* Set problem: Print word for word the first line of the listing below and every line after it, through the line with "import seaborn as sns". Leave out the pictures and the rest.

Dataset records:
- - -

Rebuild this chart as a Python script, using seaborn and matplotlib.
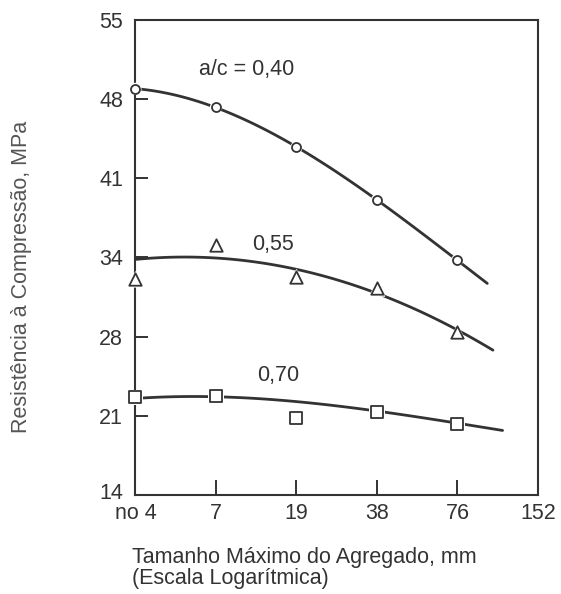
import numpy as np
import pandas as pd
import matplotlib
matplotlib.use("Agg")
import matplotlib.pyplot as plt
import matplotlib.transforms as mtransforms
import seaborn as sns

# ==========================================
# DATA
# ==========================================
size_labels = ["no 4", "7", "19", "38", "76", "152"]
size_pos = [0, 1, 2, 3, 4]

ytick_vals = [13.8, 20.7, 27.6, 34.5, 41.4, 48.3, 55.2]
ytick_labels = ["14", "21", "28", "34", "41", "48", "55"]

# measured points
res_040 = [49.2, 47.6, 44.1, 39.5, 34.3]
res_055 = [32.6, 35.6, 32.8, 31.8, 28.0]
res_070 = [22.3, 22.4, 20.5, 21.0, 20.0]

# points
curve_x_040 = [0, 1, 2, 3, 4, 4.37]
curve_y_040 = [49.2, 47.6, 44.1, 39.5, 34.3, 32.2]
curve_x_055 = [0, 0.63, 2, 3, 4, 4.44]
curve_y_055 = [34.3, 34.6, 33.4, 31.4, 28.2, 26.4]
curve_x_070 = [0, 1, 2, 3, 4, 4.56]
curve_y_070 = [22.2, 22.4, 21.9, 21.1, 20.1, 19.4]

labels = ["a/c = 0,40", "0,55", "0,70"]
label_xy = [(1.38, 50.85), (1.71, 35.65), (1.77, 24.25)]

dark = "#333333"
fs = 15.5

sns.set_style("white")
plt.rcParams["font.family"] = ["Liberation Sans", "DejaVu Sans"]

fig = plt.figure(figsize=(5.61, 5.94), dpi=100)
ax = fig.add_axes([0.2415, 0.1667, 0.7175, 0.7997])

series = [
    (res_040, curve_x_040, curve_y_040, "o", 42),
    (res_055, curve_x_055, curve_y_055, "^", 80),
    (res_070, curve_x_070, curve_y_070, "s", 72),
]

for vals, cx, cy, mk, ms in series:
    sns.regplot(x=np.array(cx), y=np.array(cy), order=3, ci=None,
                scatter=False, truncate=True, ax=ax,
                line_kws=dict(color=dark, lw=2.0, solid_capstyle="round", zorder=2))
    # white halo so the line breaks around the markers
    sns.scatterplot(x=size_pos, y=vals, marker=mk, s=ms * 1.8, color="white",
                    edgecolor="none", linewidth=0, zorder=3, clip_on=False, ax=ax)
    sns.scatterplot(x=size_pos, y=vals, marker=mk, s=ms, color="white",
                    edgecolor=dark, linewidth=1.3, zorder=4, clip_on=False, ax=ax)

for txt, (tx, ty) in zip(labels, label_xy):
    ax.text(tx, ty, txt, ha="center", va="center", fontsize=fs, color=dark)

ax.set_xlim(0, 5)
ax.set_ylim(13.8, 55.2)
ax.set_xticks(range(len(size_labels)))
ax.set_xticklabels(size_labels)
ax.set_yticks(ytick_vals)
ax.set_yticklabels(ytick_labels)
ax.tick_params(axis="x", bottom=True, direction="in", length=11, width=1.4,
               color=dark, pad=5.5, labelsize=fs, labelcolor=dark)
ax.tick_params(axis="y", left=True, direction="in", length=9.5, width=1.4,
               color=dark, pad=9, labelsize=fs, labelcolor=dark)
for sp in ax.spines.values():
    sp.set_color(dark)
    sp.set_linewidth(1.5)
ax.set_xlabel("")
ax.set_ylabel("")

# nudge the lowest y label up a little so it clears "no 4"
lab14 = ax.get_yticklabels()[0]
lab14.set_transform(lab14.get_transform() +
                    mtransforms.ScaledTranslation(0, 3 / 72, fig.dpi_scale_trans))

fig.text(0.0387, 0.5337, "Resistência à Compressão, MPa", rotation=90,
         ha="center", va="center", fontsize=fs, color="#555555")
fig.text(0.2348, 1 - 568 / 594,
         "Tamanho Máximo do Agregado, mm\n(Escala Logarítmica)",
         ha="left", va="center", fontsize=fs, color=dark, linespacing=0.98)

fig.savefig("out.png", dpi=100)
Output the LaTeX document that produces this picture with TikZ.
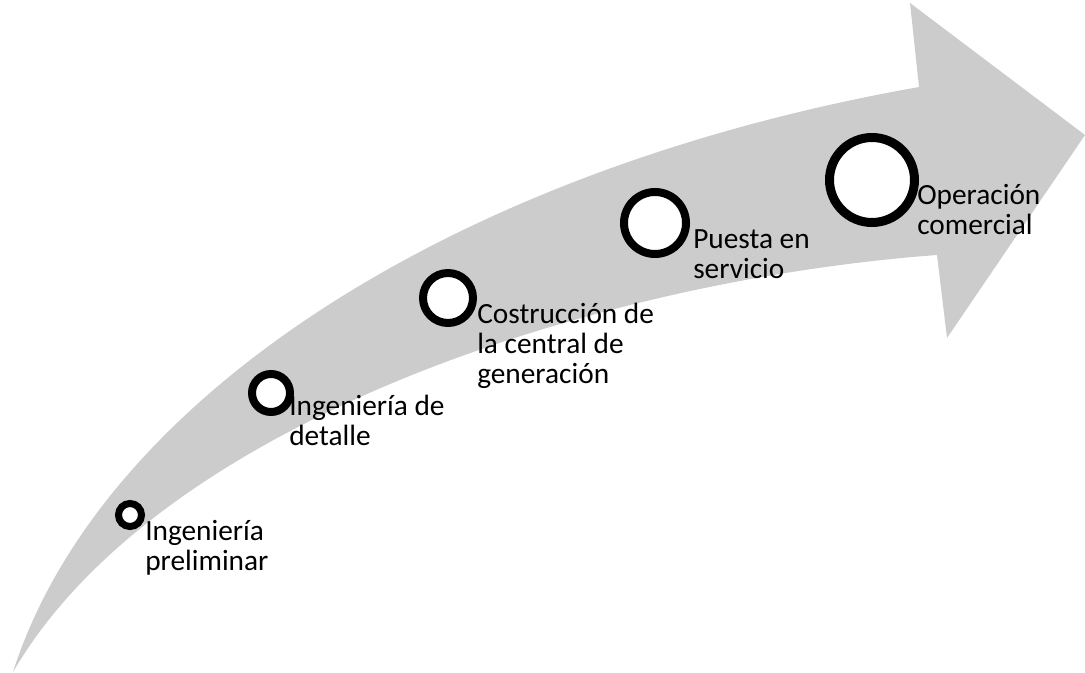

- - -

* Response below:
Rebuild this chart as a Python script, using seaborn and matplotlib.
import numpy as np
import pandas as pd
import matplotlib
matplotlib.use("Agg")
import matplotlib.pyplot as plt
import matplotlib.transforms as mtransforms
import seaborn as sns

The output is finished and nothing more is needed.